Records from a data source
┌────────

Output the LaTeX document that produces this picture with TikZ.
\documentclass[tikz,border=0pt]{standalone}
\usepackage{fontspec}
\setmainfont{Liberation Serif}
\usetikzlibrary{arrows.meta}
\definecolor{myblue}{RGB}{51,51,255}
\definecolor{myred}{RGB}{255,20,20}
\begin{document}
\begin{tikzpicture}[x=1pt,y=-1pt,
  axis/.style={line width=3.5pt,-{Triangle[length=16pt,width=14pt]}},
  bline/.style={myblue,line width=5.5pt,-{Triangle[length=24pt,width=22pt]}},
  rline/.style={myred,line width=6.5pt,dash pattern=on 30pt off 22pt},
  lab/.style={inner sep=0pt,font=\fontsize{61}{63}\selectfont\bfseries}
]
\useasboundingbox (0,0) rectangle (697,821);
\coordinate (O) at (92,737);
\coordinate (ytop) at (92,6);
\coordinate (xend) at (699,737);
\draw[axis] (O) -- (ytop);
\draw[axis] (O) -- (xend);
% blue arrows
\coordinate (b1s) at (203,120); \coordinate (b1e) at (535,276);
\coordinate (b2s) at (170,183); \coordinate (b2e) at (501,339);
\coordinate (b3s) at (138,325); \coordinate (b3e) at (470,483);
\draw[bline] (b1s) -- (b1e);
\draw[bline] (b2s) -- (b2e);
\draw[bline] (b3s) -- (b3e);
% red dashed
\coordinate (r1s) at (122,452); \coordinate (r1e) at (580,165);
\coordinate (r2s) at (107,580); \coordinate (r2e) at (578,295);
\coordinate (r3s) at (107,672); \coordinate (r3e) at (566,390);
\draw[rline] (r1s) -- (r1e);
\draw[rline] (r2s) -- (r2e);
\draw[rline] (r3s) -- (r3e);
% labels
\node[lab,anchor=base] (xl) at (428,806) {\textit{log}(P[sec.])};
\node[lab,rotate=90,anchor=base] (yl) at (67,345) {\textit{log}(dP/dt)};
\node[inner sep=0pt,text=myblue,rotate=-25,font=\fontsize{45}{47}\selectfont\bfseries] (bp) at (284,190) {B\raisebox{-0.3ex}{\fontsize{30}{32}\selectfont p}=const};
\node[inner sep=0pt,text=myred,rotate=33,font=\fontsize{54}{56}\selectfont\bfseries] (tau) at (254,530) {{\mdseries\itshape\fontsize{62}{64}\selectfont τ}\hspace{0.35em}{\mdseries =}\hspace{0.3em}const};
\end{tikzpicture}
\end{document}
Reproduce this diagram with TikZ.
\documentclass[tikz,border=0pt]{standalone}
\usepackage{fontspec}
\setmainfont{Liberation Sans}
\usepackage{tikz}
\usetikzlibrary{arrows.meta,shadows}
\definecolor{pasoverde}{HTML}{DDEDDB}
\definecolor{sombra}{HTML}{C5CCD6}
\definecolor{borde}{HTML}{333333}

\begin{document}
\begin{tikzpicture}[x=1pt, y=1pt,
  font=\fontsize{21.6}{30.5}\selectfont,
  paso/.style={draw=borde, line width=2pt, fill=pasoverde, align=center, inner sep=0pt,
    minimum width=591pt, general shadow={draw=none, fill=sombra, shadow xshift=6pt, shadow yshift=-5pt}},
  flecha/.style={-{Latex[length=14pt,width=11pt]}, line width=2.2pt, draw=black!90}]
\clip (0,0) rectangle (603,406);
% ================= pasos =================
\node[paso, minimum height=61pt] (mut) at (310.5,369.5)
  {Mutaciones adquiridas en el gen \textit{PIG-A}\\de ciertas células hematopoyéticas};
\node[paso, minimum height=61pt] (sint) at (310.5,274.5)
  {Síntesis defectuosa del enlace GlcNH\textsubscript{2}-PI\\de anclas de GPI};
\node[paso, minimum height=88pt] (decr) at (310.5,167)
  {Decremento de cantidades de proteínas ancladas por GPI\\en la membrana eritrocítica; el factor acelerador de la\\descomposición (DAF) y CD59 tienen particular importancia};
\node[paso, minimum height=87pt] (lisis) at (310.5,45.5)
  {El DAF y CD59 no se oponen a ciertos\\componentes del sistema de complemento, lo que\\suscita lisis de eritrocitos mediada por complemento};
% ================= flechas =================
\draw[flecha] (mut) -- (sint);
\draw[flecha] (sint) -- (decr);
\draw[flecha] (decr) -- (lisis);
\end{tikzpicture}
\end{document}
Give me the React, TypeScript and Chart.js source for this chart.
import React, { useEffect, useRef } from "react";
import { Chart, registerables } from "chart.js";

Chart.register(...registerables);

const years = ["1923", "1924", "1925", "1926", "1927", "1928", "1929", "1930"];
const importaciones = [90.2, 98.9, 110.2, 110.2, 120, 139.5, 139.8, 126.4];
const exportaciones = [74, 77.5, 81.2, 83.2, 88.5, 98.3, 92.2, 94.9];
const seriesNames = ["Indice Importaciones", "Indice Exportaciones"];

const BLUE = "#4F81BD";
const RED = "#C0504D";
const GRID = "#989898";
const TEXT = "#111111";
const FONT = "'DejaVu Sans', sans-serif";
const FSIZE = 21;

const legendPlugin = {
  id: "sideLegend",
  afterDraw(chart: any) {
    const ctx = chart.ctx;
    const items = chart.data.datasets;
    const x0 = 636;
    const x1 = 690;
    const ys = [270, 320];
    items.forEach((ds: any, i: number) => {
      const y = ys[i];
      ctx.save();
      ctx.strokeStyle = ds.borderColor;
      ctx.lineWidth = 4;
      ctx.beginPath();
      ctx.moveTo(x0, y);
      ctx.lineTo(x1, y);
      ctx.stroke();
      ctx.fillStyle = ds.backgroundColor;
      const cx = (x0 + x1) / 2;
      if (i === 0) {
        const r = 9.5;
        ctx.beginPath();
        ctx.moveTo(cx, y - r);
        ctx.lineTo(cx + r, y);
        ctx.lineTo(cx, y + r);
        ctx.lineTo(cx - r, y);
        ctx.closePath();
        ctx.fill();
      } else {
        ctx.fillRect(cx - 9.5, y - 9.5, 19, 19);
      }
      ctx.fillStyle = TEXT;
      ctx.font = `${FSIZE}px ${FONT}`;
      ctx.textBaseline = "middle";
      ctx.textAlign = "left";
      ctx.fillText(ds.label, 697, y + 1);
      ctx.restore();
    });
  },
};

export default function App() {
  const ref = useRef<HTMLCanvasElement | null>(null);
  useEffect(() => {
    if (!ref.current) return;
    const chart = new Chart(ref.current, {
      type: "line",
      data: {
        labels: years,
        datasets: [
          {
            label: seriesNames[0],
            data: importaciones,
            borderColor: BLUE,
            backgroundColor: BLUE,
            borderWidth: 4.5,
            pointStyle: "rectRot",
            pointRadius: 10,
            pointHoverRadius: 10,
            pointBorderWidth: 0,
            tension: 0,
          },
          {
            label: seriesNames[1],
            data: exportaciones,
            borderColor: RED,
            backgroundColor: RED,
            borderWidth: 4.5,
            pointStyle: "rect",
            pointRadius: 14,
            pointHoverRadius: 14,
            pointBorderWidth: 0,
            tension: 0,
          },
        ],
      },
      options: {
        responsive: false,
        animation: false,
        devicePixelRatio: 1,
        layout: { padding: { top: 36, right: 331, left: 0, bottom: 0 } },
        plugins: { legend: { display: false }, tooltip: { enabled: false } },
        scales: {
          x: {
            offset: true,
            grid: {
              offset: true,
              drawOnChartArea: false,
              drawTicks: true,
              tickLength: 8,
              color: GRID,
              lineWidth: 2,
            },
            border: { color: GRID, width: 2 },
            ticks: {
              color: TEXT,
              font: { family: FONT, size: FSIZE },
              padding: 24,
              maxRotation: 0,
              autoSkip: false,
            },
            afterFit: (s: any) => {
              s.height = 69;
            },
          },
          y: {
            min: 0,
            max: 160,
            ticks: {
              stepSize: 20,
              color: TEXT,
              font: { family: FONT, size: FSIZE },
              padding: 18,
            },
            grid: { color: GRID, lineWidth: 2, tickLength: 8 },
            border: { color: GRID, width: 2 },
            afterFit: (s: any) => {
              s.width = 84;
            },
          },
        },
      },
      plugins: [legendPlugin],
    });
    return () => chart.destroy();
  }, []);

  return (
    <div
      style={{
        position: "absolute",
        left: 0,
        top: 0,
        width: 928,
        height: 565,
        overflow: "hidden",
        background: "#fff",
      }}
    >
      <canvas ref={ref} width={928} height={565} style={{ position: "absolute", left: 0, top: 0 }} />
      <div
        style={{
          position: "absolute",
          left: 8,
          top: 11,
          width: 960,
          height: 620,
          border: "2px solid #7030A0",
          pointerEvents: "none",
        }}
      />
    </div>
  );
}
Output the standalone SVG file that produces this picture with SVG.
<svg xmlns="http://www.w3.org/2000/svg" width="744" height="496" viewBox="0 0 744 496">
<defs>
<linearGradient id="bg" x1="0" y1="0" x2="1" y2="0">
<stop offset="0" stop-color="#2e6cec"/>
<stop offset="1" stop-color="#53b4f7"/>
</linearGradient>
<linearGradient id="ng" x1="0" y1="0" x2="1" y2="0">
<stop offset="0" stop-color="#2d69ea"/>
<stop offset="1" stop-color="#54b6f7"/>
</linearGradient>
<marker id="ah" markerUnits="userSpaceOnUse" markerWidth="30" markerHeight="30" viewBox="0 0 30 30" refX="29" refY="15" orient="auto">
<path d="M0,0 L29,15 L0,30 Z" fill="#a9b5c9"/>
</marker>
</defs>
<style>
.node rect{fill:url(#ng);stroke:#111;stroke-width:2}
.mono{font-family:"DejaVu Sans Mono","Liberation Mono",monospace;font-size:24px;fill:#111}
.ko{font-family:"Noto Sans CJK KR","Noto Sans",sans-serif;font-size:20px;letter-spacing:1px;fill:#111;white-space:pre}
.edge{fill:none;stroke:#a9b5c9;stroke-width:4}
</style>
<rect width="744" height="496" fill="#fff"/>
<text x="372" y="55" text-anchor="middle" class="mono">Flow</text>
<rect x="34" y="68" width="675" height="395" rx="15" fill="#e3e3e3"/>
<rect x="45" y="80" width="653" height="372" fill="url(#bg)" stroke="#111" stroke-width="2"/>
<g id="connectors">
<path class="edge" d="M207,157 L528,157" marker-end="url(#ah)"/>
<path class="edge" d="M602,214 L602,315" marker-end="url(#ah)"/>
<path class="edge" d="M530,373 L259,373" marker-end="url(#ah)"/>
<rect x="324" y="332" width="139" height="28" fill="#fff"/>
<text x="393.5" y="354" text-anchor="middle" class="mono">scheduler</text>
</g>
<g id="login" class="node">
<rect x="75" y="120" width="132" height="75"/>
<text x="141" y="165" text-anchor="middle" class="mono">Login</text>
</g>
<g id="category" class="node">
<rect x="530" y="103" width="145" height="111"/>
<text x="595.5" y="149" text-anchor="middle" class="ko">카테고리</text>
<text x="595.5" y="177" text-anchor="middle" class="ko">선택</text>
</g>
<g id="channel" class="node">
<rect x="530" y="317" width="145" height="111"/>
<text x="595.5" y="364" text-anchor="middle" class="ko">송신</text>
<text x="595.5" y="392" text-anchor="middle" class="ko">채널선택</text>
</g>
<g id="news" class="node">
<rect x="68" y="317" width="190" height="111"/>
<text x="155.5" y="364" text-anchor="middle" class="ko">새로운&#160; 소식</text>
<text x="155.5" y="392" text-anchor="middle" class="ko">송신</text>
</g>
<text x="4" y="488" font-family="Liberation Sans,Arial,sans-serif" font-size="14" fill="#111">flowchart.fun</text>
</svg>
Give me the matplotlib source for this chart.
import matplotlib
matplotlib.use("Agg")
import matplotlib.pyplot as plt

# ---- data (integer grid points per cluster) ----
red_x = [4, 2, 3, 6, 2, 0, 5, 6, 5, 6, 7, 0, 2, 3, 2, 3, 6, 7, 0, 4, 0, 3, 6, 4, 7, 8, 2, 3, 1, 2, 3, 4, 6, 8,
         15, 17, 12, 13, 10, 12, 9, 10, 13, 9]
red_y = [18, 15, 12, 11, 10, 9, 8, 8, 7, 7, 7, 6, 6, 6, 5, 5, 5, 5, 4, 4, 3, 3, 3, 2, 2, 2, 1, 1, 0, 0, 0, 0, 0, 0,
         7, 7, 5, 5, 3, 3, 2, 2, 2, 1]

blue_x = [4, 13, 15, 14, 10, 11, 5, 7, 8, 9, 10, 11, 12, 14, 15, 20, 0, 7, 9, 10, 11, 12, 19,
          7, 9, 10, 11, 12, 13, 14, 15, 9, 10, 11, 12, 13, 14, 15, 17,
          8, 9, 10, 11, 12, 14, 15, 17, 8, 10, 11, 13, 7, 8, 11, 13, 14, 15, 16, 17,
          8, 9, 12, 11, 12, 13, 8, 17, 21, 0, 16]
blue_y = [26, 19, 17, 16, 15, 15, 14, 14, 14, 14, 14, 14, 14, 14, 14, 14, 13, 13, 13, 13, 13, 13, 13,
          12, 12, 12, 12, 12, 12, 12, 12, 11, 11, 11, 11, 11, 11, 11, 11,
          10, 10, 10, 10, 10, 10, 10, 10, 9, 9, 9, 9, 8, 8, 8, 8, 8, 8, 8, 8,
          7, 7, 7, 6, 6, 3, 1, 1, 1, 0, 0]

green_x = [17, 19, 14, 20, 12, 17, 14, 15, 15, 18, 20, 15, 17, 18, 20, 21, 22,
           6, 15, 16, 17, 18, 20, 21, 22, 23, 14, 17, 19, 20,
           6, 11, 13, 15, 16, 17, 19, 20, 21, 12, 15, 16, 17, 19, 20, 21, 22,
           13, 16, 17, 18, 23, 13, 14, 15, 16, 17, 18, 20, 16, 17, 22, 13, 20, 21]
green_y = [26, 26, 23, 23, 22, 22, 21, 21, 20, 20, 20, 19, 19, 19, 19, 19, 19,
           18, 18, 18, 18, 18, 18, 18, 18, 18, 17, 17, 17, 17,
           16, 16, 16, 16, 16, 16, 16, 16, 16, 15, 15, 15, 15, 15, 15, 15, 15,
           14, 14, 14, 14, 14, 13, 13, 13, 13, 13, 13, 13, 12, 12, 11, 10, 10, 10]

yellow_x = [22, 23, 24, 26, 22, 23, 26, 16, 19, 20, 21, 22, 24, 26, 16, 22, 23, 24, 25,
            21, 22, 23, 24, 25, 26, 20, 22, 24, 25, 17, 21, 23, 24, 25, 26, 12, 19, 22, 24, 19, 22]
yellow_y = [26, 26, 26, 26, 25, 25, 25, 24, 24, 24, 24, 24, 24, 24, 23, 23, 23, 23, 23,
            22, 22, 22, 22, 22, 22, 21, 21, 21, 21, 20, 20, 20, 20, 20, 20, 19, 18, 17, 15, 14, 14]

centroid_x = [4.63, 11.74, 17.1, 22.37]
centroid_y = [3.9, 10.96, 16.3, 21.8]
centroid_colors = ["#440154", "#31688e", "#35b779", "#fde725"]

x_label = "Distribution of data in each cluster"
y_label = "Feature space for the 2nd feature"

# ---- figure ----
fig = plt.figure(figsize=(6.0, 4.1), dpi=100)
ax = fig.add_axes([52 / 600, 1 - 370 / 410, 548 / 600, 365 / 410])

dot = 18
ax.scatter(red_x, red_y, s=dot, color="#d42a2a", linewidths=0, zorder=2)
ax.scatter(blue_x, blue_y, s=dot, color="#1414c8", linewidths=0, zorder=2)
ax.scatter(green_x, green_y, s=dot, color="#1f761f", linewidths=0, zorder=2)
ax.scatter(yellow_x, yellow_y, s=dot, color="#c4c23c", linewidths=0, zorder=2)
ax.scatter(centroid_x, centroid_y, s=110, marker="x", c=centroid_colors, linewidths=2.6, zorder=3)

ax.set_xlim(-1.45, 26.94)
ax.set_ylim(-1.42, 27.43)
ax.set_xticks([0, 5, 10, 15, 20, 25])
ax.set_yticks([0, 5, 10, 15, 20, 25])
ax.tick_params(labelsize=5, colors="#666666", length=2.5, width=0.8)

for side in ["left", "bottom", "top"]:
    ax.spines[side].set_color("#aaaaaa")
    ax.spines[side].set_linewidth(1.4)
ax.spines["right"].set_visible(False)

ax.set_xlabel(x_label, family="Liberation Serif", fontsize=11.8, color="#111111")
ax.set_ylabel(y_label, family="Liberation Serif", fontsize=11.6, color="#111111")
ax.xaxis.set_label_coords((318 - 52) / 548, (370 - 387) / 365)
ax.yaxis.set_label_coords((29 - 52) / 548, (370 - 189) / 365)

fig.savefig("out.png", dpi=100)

└────────

__Stated exercise__:
Extract from the records above the lines from the one containing "Give me the React, TypeScript" to the one containing "const FSIZE = 21;", both lines included, exactly as they appear and with nothing else.

__Output for this task__:
Give me the React, TypeScript and Chart.js source for this chart.
import React, { useEffect, useRef } from "react";
import { Chart, registerables } from "chart.js";

Chart.register(...registerables);

const years = ["1923", "1924", "1925", "1926", "1927", "1928", "1929", "1930"];
const importaciones = [90.2, 98.9, 110.2, 110.2, 120, 139.5, 139.8, 126.4];
const exportaciones = [74, 77.5, 81.2, 83.2, 88.5, 98.3, 92.2, 94.9];
const seriesNames = ["Indice Importaciones", "Indice Exportaciones"];

const BLUE = "#4F81BD";
const RED = "#C0504D";
const GRID = "#989898";
const TEXT = "#111111";
const FONT = "'DejaVu Sans', sans-serif";
const FSIZE = 21;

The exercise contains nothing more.